Problem to work on =>
Could you transcribe every record below exactly as written, leaving out any pictures?

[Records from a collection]
------------------------------------

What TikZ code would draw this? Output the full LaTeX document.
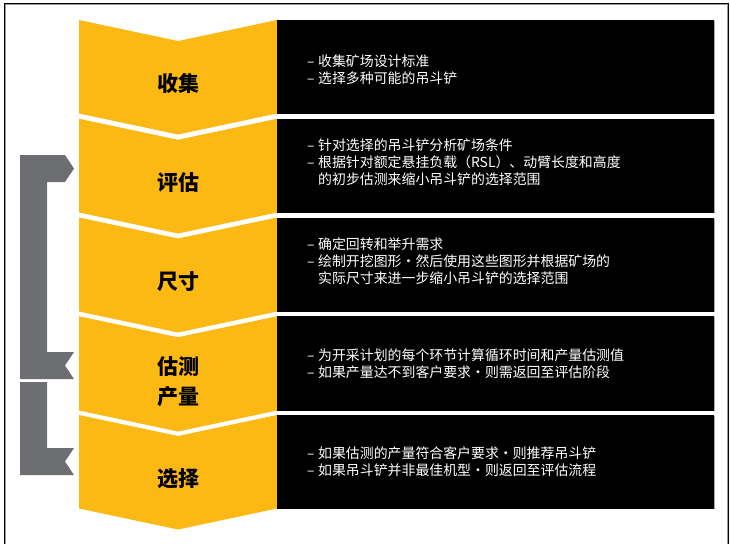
\documentclass[tikz,border=0pt]{standalone}
\usepackage{fontspec}
\newfontfamily\cjk{Noto Sans CJK SC}
\definecolor{catyellow}{HTML}{FDB913}
\definecolor{bracketgray}{HTML}{6D6E71}
\newcommand\itm[1]{\makebox[11pt][l]{–}#1}
\newcommand\cnt[1]{\hspace*{11pt}#1}
\tikzset{
  chev/.style={fill=catyellow},
  blackbox/.style={fill=black},
  boxshadow/.style={fill=black!35},
  txt/.style={text=white, font=\cjk\fontsize{13.9}{17}\selectfont, align=left, inner sep=0pt, anchor=west},
  lab/.style={text=black, font=\cjk\bfseries\fontsize{21}{30}\selectfont, align=center, inner sep=0pt},
  brk/.style={fill=bracketgray}
}
\begin{document}
\begin{tikzpicture}[x=1pt,y=-1pt]
\useasboundingbox (0,0) rectangle (730,544);
% outer frame
\draw[black!40, line width=0.8pt] (5.2,544) -- (5.2,4.7) -- (727.3,4.7) -- (727.3,544);
\draw[black, line width=1pt] (4.2,544) -- (4.2,3.6) -- (728.4,3.6) -- (728.4,544);
% rows
\foreach \t/\b in {20/113.5, 118.75/212.5, 217.5/311.5, 316.25/410.5, 415/508.5}{
  \fill[chev] (79,\t) -- (178,\t+21) -- (277,\t) -- (277,\b) -- (178,\b+21) -- (79,\b) -- cycle;
  \fill[boxshadow] (277,\t+1) rectangle (714.8,\b+0.9);
  \fill[blackbox] (277,\t) rectangle (714,\b);
}
% brackets
\fill[brk] (20,155) -- (65,155) -- (74,168.5) -- (65,182) -- (47,182) -- (47,352) -- (74,352) -- (65,365.5) -- (74,379) -- (20,379) -- cycle;
\fill[brk] (20,382) -- (47,382) -- (47,448) -- (74,448) -- (65,461.5) -- (74,475) -- (20,475) -- cycle;
% labels
\node[lab] (l1) at (178,84) {收集};
\node[lab] (l2) at (178,183) {评估};
\node[lab] (l3) at (178,282) {尺寸};
\node[lab] (l4) at (178,382) {估测\\产量};
\node[lab] (l5) at (178,479) {选择};
% texts
\node[txt] (t1) at (307,70) {\itm{收集矿场设计标准}\\\itm{选择多种可能的吊斗铲}};
\node[txt] (t2) at (307,162) {\itm{针对选择的吊斗铲分析矿场条件}\\\itm{根据针对额定悬挂负载（RSL）、动臂长度和高度}\\\cnt{的初步估测来缩小吊斗铲的选择范围}};
\node[txt] (t3) at (307,261) {\itm{确定回转和举升需求}\\\itm{绘制开挖图形・然后使用这些图形并根据矿场的}\\\cnt{实际尺寸来进一步缩小吊斗铲的选择范围}};
\node[txt] (t4) at (307,363.5) {\itm{为开采计划的每个环节计算循环时间和产量估测值}\\\itm{如果产量达不到客户要求・则需返回至评估阶段}};
\node[txt] (t5) at (307,461.5) {\itm{如果估测的产量符合客户要求・则推荐吊斗铲}\\\itm{如果吊斗铲并非最佳机型・则返回至评估流程}};
\end{tikzpicture}
\end{document}
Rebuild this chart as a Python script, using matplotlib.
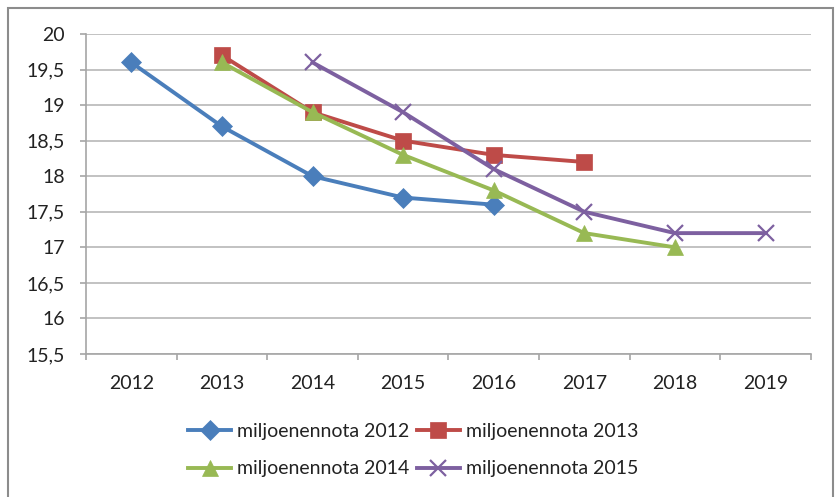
import matplotlib.pyplot as plt
from matplotlib.patches import Rectangle
from matplotlib.ticker import FuncFormatter, MultipleLocator

years = ["2012", "2013", "2014", "2015", "2016", "2017", "2018", "2019"]

# index of first year for each series, then its values
mn2012_start = 0
mn2012 = [19.6, 18.7, 18.0, 17.7, 17.6]
mn2013_start = 1
mn2013 = [19.7, 18.9, 18.5, 18.3, 18.2]
mn2014_start = 1
mn2014 = [19.6, 18.9, 18.3, 17.8, 17.2, 17.0]
mn2015_start = 2
mn2015 = [19.6, 18.9, 18.1, 17.5, 17.2, 17.2]

series = [
    ("miljoenennota 2012", mn2012_start, mn2012, "#4A7EBB", "D", 10),
    ("miljoenennota 2013", mn2013_start, mn2013, "#BE4B48", "s", 11),
    ("miljoenennota 2014", mn2014_start, mn2014, "#98B954", "^", 12),
    ("miljoenennota 2015", mn2015_start, mn2015, "#7D60A0", "x", 12),
]

plt.rcParams["font.family"] = ["Lato", "DejaVu Sans"]

fig = plt.figure(figsize=(8.38, 4.97), dpi=100)
ax = fig.add_axes([0.1026, 0.2877, 0.865, 0.6439])

lines = []
for name, start, vals, color, marker, ms in series:
    xs = list(range(start, start + len(vals)))
    ln, = ax.plot(xs, vals, color=color, lw=2.8, marker=marker, ms=ms,
                  mew=1.6 if marker == "x" else 0.5, mec=color, mfc=color, label=name)
    lines.append(ln)

ax.set_xlim(-0.5, len(years) - 0.5)
ax.set_ylim(15.5, 20)
ax.set_xticks(range(len(years)))
ax.set_xticklabels(years)
ax.set_xticks([i - 0.5 for i in range(len(years) + 1)], minor=True)
ax.yaxis.set_major_locator(MultipleLocator(0.5))
ax.yaxis.set_major_formatter(FuncFormatter(lambda v, p: f"{v:g}".replace(".", ",")))

ax.grid(axis="y", color="#BDBDBD", lw=1.3)
ax.set_axisbelow(True)
for s in ["top", "right"]:
    ax.spines[s].set_visible(False)
for s in ["left", "bottom"]:
    ax.spines[s].set_color("#A6A6A6")
    ax.spines[s].set_linewidth(1.2)

ax.tick_params(axis="x", which="major", length=0, pad=15, labelsize=14, colors="#222222")
ax.tick_params(axis="x", which="minor", length=4.5, width=1.2, color="#A6A6A6")
ax.tick_params(axis="y", length=4.5, width=1.2, color="#A6A6A6", pad=10.5,
               labelsize=14, labelcolor="#222222")

# row-wise legend order: 2012, 2013 / 2014, 2015
order = [0, 2, 1, 3]
leg = fig.legend([lines[i] for i in order], [lines[i].get_label() for i in order],
                 loc="center", bbox_to_anchor=(0.493, 0.094), ncol=2, frameon=False,
                 fontsize=14, handlelength=2.2, handletextpad=0.3, columnspacing=0.4,
                 labelspacing=1.05)
for t in leg.get_texts():
    t.set_color("#222222")

fig.patches.append(Rectangle((8 / 838, -0.05), 825 / 838, 1.05 - 8 / 497,
                             transform=fig.transFigure, fill=False,
                             ec="#8C8C8C", lw=1.5))

fig.savefig("out.png", dpi=100)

------------------------------------

Complete output =>
What TikZ code would draw this? Output the full LaTeX document.
\documentclass[tikz,border=0pt]{standalone}
\usepackage{fontspec}
\newfontfamily\cjk{Noto Sans CJK SC}
\definecolor{catyellow}{HTML}{FDB913}
\definecolor{bracketgray}{HTML}{6D6E71}
\newcommand\itm[1]{\makebox[11pt][l]{–}#1}
\newcommand\cnt[1]{\hspace*{11pt}#1}
\tikzset{
  chev/.style={fill=catyellow},
  blackbox/.style={fill=black},
  boxshadow/.style={fill=black!35},
  txt/.style={text=white, font=\cjk\fontsize{13.9}{17}\selectfont, align=left, inner sep=0pt, anchor=west},
  lab/.style={text=black, font=\cjk\bfseries\fontsize{21}{30}\selectfont, align=center, inner sep=0pt},
  brk/.style={fill=bracketgray}
}
\begin{document}
\begin{tikzpicture}[x=1pt,y=-1pt]
\useasboundingbox (0,0) rectangle (730,544);
% outer frame
\draw[black!40, line width=0.8pt] (5.2,544) -- (5.2,4.7) -- (727.3,4.7) -- (727.3,544);
\draw[black, line width=1pt] (4.2,544) -- (4.2,3.6) -- (728.4,3.6) -- (728.4,544);
% rows
\foreach \t/\b in {20/113.5, 118.75/212.5, 217.5/311.5, 316.25/410.5, 415/508.5}{
  \fill[chev] (79,\t) -- (178,\t+21) -- (277,\t) -- (277,\b) -- (178,\b+21) -- (79,\b) -- cycle;
  \fill[boxshadow] (277,\t+1) rectangle (714.8,\b+0.9);
  \fill[blackbox] (277,\t) rectangle (714,\b);
}
% brackets
\fill[brk] (20,155) -- (65,155) -- (74,168.5) -- (65,182) -- (47,182) -- (47,352) -- (74,352) -- (65,365.5) -- (74,379) -- (20,379) -- cycle;
\fill[brk] (20,382) -- (47,382) -- (47,448) -- (74,448) -- (65,461.5) -- (74,475) -- (20,475) -- cycle;
% labels
\node[lab] (l1) at (178,84) {收集};
\node[lab] (l2) at (178,183) {评估};
\node[lab] (l3) at (178,282) {尺寸};
\node[lab] (l4) at (178,382) {估测\\产量};
\node[lab] (l5) at (178,479) {选择};
% texts
\node[txt] (t1) at (307,70) {\itm{收集矿场设计标准}\\\itm{选择多种可能的吊斗铲}};
\node[txt] (t2) at (307,162) {\itm{针对选择的吊斗铲分析矿场条件}\\\itm{根据针对额定悬挂负载（RSL）、动臂长度和高度}\\\cnt{的初步估测来缩小吊斗铲的选择范围}};
\node[txt] (t3) at (307,261) {\itm{确定回转和举升需求}\\\itm{绘制开挖图形・然后使用这些图形并根据矿场的}\\\cnt{实际尺寸来进一步缩小吊斗铲的选择范围}};
\node[txt] (t4) at (307,363.5) {\itm{为开采计划的每个环节计算循环时间和产量估测值}\\\itm{如果产量达不到客户要求・则需返回至评估阶段}};
\node[txt] (t5) at (307,461.5) {\itm{如果估测的产量符合客户要求・则推荐吊斗铲}\\\itm{如果吊斗铲并非最佳机型・则返回至评估流程}};
\end{tikzpicture}
\end{document}
Rebuild this chart as a Python script, using matplotlib.
import matplotlib.pyplot as plt
from matplotlib.patches import Rectangle
from matplotlib.ticker import FuncFormatter, MultipleLocator

years = ["2012", "2013", "2014", "2015", "2016", "2017", "2018", "2019"]

# index of first year for each series, then its values
mn2012_start = 0
mn2012 = [19.6, 18.7, 18.0, 17.7, 17.6]
mn2013_start = 1
mn2013 = [19.7, 18.9, 18.5, 18.3, 18.2]
mn2014_start = 1
mn2014 = [19.6, 18.9, 18.3, 17.8, 17.2, 17.0]
mn2015_start = 2
mn2015 = [19.6, 18.9, 18.1, 17.5, 17.2, 17.2]

series = [
    ("miljoenennota 2012", mn2012_start, mn2012, "#4A7EBB", "D", 10),
    ("miljoenennota 2013", mn2013_start, mn2013, "#BE4B48", "s", 11),
    ("miljoenennota 2014", mn2014_start, mn2014, "#98B954", "^", 12),
    ("miljoenennota 2015", mn2015_start, mn2015, "#7D60A0", "x", 12),
]

plt.rcParams["font.family"] = ["Lato", "DejaVu Sans"]

fig = plt.figure(figsize=(8.38, 4.97), dpi=100)
ax = fig.add_axes([0.1026, 0.2877, 0.865, 0.6439])

lines = []
for name, start, vals, color, marker, ms in series:
    xs = list(range(start, start + len(vals)))
    ln, = ax.plot(xs, vals, color=color, lw=2.8, marker=marker, ms=ms,
                  mew=1.6 if marker == "x" else 0.5, mec=color, mfc=color, label=name)
    lines.append(ln)

ax.set_xlim(-0.5, len(years) - 0.5)
ax.set_ylim(15.5, 20)
ax.set_xticks(range(len(years)))
ax.set_xticklabels(years)
ax.set_xticks([i - 0.5 for i in range(len(years) + 1)], minor=True)
ax.yaxis.set_major_locator(MultipleLocator(0.5))
ax.yaxis.set_major_formatter(FuncFormatter(lambda v, p: f"{v:g}".replace(".", ",")))

ax.grid(axis="y", color="#BDBDBD", lw=1.3)
ax.set_axisbelow(True)
for s in ["top", "right"]:
    ax.spines[s].set_visible(False)
for s in ["left", "bottom"]:
    ax.spines[s].set_color("#A6A6A6")
    ax.spines[s].set_linewidth(1.2)

ax.tick_params(axis="x", which="major", length=0, pad=15, labelsize=14, colors="#222222")
ax.tick_params(axis="x", which="minor", length=4.5, width=1.2, color="#A6A6A6")
ax.tick_params(axis="y", length=4.5, width=1.2, color="#A6A6A6", pad=10.5,
               labelsize=14, labelcolor="#222222")

# row-wise legend order: 2012, 2013 / 2014, 2015
order = [0, 2, 1, 3]
leg = fig.legend([lines[i] for i in order], [lines[i].get_label() for i in order],
                 loc="center", bbox_to_anchor=(0.493, 0.094), ncol=2, frameon=False,
                 fontsize=14, handlelength=2.2, handletextpad=0.3, columnspacing=0.4,
                 labelspacing=1.05)
for t in leg.get_texts():
    t.set_color("#222222")

fig.patches.append(Rectangle((8 / 838, -0.05), 825 / 838, 1.05 - 8 / 497,
                             transform=fig.transFigure, fill=False,
                             ec="#8C8C8C", lw=1.5))

fig.savefig("out.png", dpi=100)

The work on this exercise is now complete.